The Kanun serves as both a customary law and a reference frame for social behavior, contributing to the construction of Albanian identity. Its highest principle, besa, is challenging to translate into other languages and encompasses the notions of a sworn oath, a binding promise, and faith.
Besa is a key factor behind the strong drive to be hospitable, as guests are considered sacred in Albanian homes, and betraying their trust leads to disgrace. While the severity of punishments for betraying besa has eradicated over time, the principles of honor and hospitality remain a cornerstone of Albanian culture.
Another significant concept in the Kanun is that “An Albanian’s house is the dwelling of God and the Guest.” This means that a house is first and foremost a place for God and guests, highlighting the paramount importance of guests.
Traditions do get weaker with time.
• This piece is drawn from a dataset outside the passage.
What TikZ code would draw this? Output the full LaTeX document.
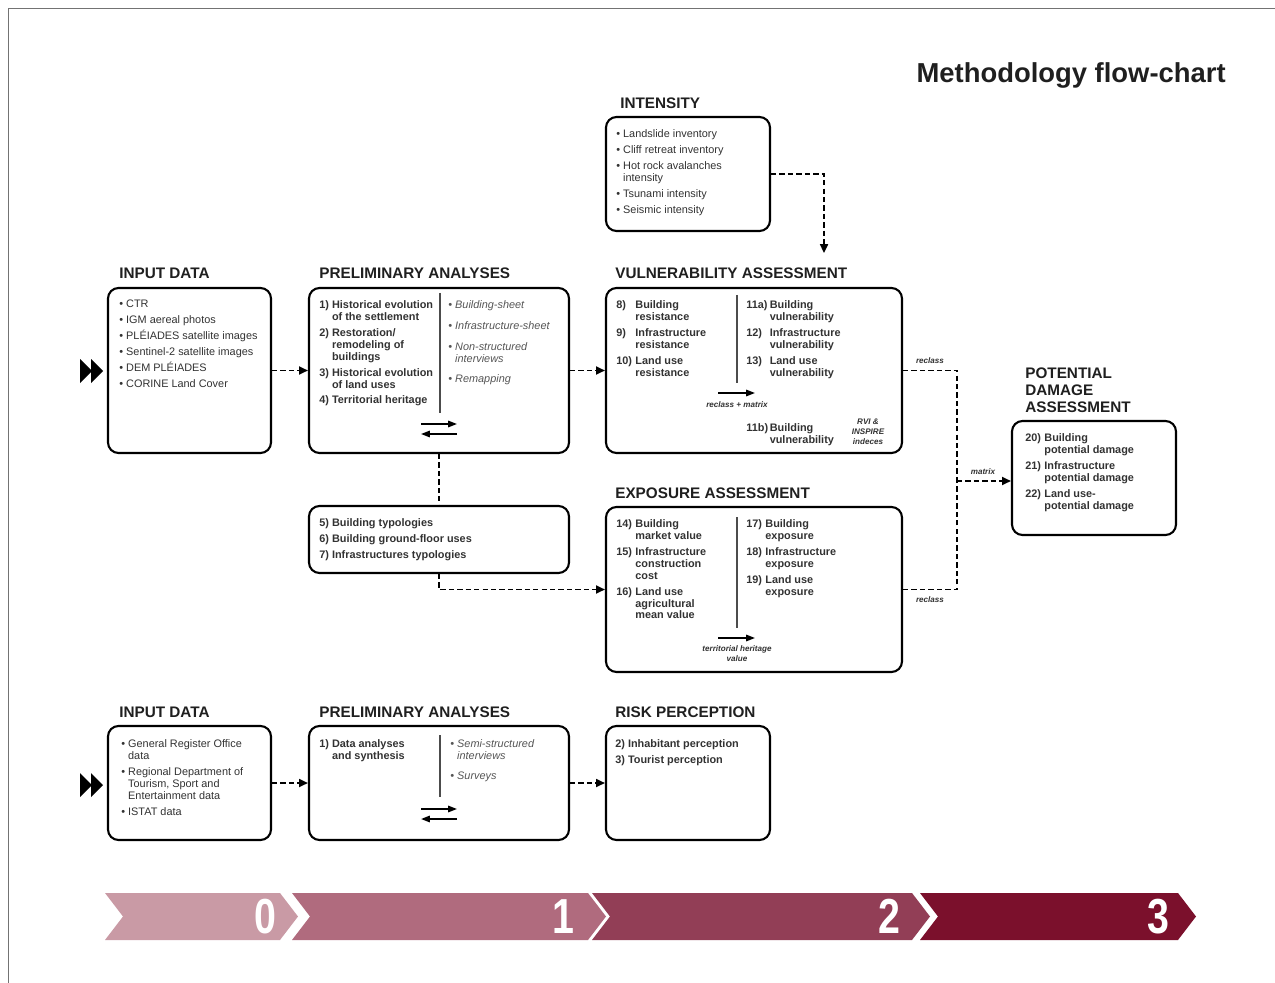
\documentclass[tikz,border=0pt]{standalone}
\usepackage{fontspec}
\setmainfont{Liberation Sans}
\usetikzlibrary{arrows.meta,fit,positioning}

\definecolor{txtgray}{RGB}{50,50,50}
\definecolor{itgray}{RGB}{85,85,85}
\definecolor{chevA}{RGB}{201,154,165}
\definecolor{chevB}{RGB}{176,107,126}
\definecolor{chevC}{RGB}{146,62,86}
\definecolor{chevD}{RGB}{123,16,44}

\newcommand{\bodyfont}{\fontsize{6.2}{6.8}\selectfont}
\newcommand{\numA}[1]{\makebox[1.75em][l]{#1}}
\newcommand{\numB}[1]{\makebox[2.15em][l]{#1}}

\tikzset{
  box/.style={draw, line width=1.2pt, rounded corners=6pt, inner sep=0pt},
  head/.style={anchor=base west, inner sep=0pt, text=black!88,
    font=\fontsize{8.7}{9.6}\selectfont\bfseries},
  body/.style={anchor=north west, align=left, inner sep=0pt, text=txtgray, font=\bodyfont},
  bbody/.style={body, font=\bodyfont\bfseries},
  ibody/.style={body, text=itgray, font=\bodyfont\itshape},
  link/.style={line width=1.1pt, dash pattern=on 3pt off 1.8pt},
  flow/.style={link, -{Triangle[length=5pt,width=4.5pt]}},
  divider/.style={line width=0.6pt, black!70},
  swap/.style={line width=1pt, -{Triangle[length=5pt,width=3.6pt]}},
  tiny/.style={inner sep=0pt, align=center, text=txtgray,
    font=\fontsize{4.6}{5.7}\selectfont\bfseries\itshape},
  stepnum/.style={inner sep=0pt, text=white, font=\fontsize{28}{28}\selectfont\bfseries}
}

\begin{document}
\begin{tikzpicture}[x=0.02cm, y=-0.02cm]
  \useasboundingbox (0,0) rectangle (1275,983);
  % page frame
  \draw[black!55, line width=0.5pt] (8,983) -- (8,8) -- (1275,8);

  \node[anchor=base east, inner sep=0pt, text=black!88, font=\fontsize{15.6}{16}\selectfont\bfseries] (title) at (1226,83) {Methodology flow-chart};

  % boxes
  \node[box, fit={(606,117) (770,231)}] (itA) {};
  \node[box, fit={(108,288) (271,453)}] (inA) {};
  \node[box, fit={(309,288) (569,453)}] (prA) {};
  \node[box, fit={(606,288) (902,453)}] (vuA) {};
  \node[box, fit={(309,506) (569,573)}] (mdA) {};
  \node[box, fit={(606,507) (902,672)}] (exA) {};
  \node[box, fit={(1012,421) (1176,535)}] (pdA) {};
  \node[box, fit={(108,726) (271,840)}] (inB) {};
  \node[box, fit={(309,726) (569,840)}] (prB) {};
  \node[box, fit={(606,726) (770,840)}] (rkB) {};

  % headings
  \node[head] (hIt) at (620,108.5) {INTENSITY};
  \node[head] (hInA) at (119,278.5) {INPUT DATA};
  \node[head] (hPrA) at (319,278.5) {PRELIMINARY ANALYSES};
  \node[head] (hVuA) at (615,278.5) {VULNERABILITY ASSESSMENT};
  \node[head] (hExA) at (615,498.5) {EXPOSURE ASSESSMENT};
  \node[head, anchor=north west, align=left] (hPdA) at (1025,367.5) {POTENTIAL\\DAMAGE\\ASSESSMENT};
  \node[head] (hInB) at (119,717.5) {INPUT DATA};
  \node[head] (hPrB) at (319,717.5) {PRELIMINARY ANALYSES};
  \node[head] (hRkB) at (615,717.5) {RISK PERCEPTION};

  % box contents
  \node[body] (itTxt) at (616,129) {• Landslide inventory\\[2.3pt]• Cliff retreat inventory\\[2.3pt]• Hot rock avalanches\\\phantom{• }intensity\\[2.3pt]• Tsunami intensity\\[2.3pt]• Seismic intensity};
  \node[body] (inATxt) at (119,300) {• CTR\\[2.3pt]• IGM aereal photos\\[2.3pt]• PLÉIADES satellite images\\[2.3pt]• Sentinel-2 satellite images\\[2.3pt]• DEM PLÉIADES\\[2.3pt]• CORINE Land Cover};
  \node[bbody] (prATxt) at (319,300) {1) Historical evolution\\\phantom{1) }of the settlement\\[2.3pt]2) Restoration/\\\phantom{2) }remodeling of\\\phantom{2) }buildings\\[2.3pt]3) Historical evolution\\\phantom{3) }of land uses\\[2.3pt]4) Territorial heritage};
  \node[ibody] (prAIt) at (448,300) {• Building-sheet\\[5.1pt]• Infrastructure-sheet\\[5.1pt]• Non-structured\\\phantom{• }interviews\\[5.1pt]• Remapping};
  \node[bbody] (vuALeft) at (616,300) {\numA{8)}Building\\\numA{}resistance\\[2.3pt]\numA{9)}Infrastructure\\\numA{}resistance\\[2.3pt]\numA{10)}Land use\\\numA{}resistance};
  \node[bbody] (vuARight) at (746,300) {\numB{11a)}Building\\\numB{}vulnerability\\[2.3pt]\numB{12)}Infrastructure\\\numB{}vulnerability\\[2.3pt]\numB{13)}Land use\\\numB{}vulnerability};
  \node[bbody] (vuABld) at (746,423) {\numB{11b)}Building\\\numB{}vulnerability};
  \node[tiny] (rvi) at (868,432) {RVI \&\\INSPIRE\\indeces};
  \node[bbody] (pdATxt) at (1025,433) {\numA{20)}Building\\\numA{}potential damage\\[2.3pt]\numA{21)}Infrastructure\\\numA{}potential damage\\[2.3pt]\numA{22)}Land use-\\\numA{}potential damage};
  \node[bbody] (mdATxt) at (319,518) {5) Building typologies\\[2.3pt]6) Building ground-floor uses\\[2.3pt]7) Infrastructures typologies};
  \node[bbody] (exALeft) at (616,519) {\numA{14)}Building\\\numA{}market value\\[2.3pt]\numA{15)}Infrastructure\\\numA{}construction\\\numA{}cost\\[2.3pt]\numA{16)}Land use\\\numA{}agricultural\\\numA{}mean value};
  \node[bbody] (exARight) at (746,519) {\numA{17)}Building\\\numA{}exposure\\[2.3pt]\numA{18)}Infrastructure\\\numA{}exposure\\[2.3pt]\numA{19)}Land use\\\numA{}exposure};
  \node[body] (inBTxt) at (121,739) {• General Register Office\\\phantom{• }data\\[2.3pt]• Regional Department of\\\phantom{• }Tourism, Sport and\\\phantom{• }Entertainment data\\[2.3pt]• ISTAT data};
  \node[bbody] (prBTxt) at (319,739) {1) Data analyses\\\phantom{1) }and synthesis};
  \node[ibody] (prBIt) at (450,739) {• Semi-structured\\\phantom{• }interviews\\[4.5pt]• Surveys};
  \node[bbody] (rkBTxt) at (615,739) {2) Inhabitant perception\\[2.3pt]3) Tourist perception};

  % column dividers and inner arrows
  \draw[divider] (440,293) -- (440,413);
  \draw[divider] (737,295) -- (737,383);
  \draw[divider] (737,517) -- (737,628);
  \draw[divider] (440,735) -- (440,797);
  \draw[swap] (421,424) -- (457,424);
  \draw[swap] (457,434) -- (421,434);
  \draw[swap] (421,809) -- (457,809);
  \draw[swap] (457,819) -- (421,819);
  \draw[swap] (718,393) -- (755,393);
  \node[tiny] (lblRm) at (737,405) {reclass + matrix};
  \draw[swap] (718,638) -- (755,638);
  \node[tiny] (lblTh) at (737,654) {territorial heritage\\value};

  % start marks
  \fill (80,359) -- (92,371) -- (80,383) -- cycle;
  \fill (91,359) -- (103,371) -- (91,383) -- cycle;
  \fill (80,773) -- (92,785) -- (80,797) -- cycle;
  \fill (91,773) -- (103,785) -- (91,797) -- cycle;

  % connectors
  \coordinate (intEnd) at (824,253);
  \coordinate (jn) at (957,481);
  \draw[flow] (itA.east) -| (intEnd);
  \draw[flow] (inA) -- (prA);
  \draw[flow] (prA) -- (vuA);
  \draw[link] (prA) -- (mdA);
  \draw[flow] (mdA.south) |- (exA);
  \draw[link] (vuA) -| (jn);
  \draw[link] (exA) -| (jn);
  \draw[flow] (jn) -- (jn -| pdA.west);
  \node[tiny] (lblRa) at (930,361) {reclass};
  \node[tiny] (lblMx) at (983,472) {matrix};
  \node[tiny] (lblRb) at (930,600) {reclass};
  \draw[flow] (inB) -- (prB);
  \draw[flow] (prB) -- (rkB);

  % phase chevrons
  \fill[chevA] (105,893) -- (280,893) -- (298,916.5) -- (280,940) -- (105,940) -- (123,916.5) -- cycle;
  \fill[chevB] (292,893) -- (588,893) -- (606,916.5) -- (588,940) -- (292,940) -- (310,916.5) -- cycle;
  \fill[chevC] (592,893) -- (912,893) -- (930,916.5) -- (912,940) -- (592,940) -- (610,916.5) -- cycle;
  \fill[chevD] (920,893) -- (1178,893) -- (1196,916.5) -- (1178,940) -- (920,940) -- (938,916.5) -- cycle;
  \node[stepnum] (s0) at (265,916.5) {\scalebox{0.8}[1]{0}};
  \node[stepnum] (s1) at (563,916.5) {\scalebox{0.8}[1]{1}};
  \node[stepnum] (s2) at (889,916.5) {\scalebox{0.8}[1]{2}};
  \node[stepnum] (s3) at (1158,916.5) {\scalebox{0.8}[1]{3}};
\end{tikzpicture}
\end{document}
They lose their rigidity and become less black and white. Traditions become open to interpretation and, especially in this age of social media, are influenced by other cultures. Kosovo is developing and changing rapidly as country, its culture included.
I asked around, posing the question “why do you think the cultural norms are changing” to different generations of Kosovars, and the general consensus amongst them was that because many more people work now, and work longer hours in comparison to before, means that people simply do not have the time to visit each other so often anymore. After a long day of work people are just too tired and would rather rest. This is something that already happened in other places in the world a long time ago, going together with economic growth and accumulation of material possessions [and causing the first world problems I mentioned earlier]. Now this is happening in Kosovo as well, as its culture is more and more influenced by habits brought back by the Kosovo diaspora, economic growth, and influences of social media, to name a few.
In spite of this, I don’t think the Albanian culture will ever change drastically. Social ties continue to be of utmost importance and visiting each other, going out together, chatting for hours, eating together and the norms of hospitality remain a huge part of the Kosovar culture. Kosovo remains even today.
Isabelle Fennema is a journalist intern at Prishtina Insight. Having lived in Kosovo until the age of 12 she returned this summer to get experience in journalism. She studies humanities in Brussels, Belgium.
Note: This article was edited to specify that the Kanun of Leke Dukagjini was codified in the 19th century, but it is much older.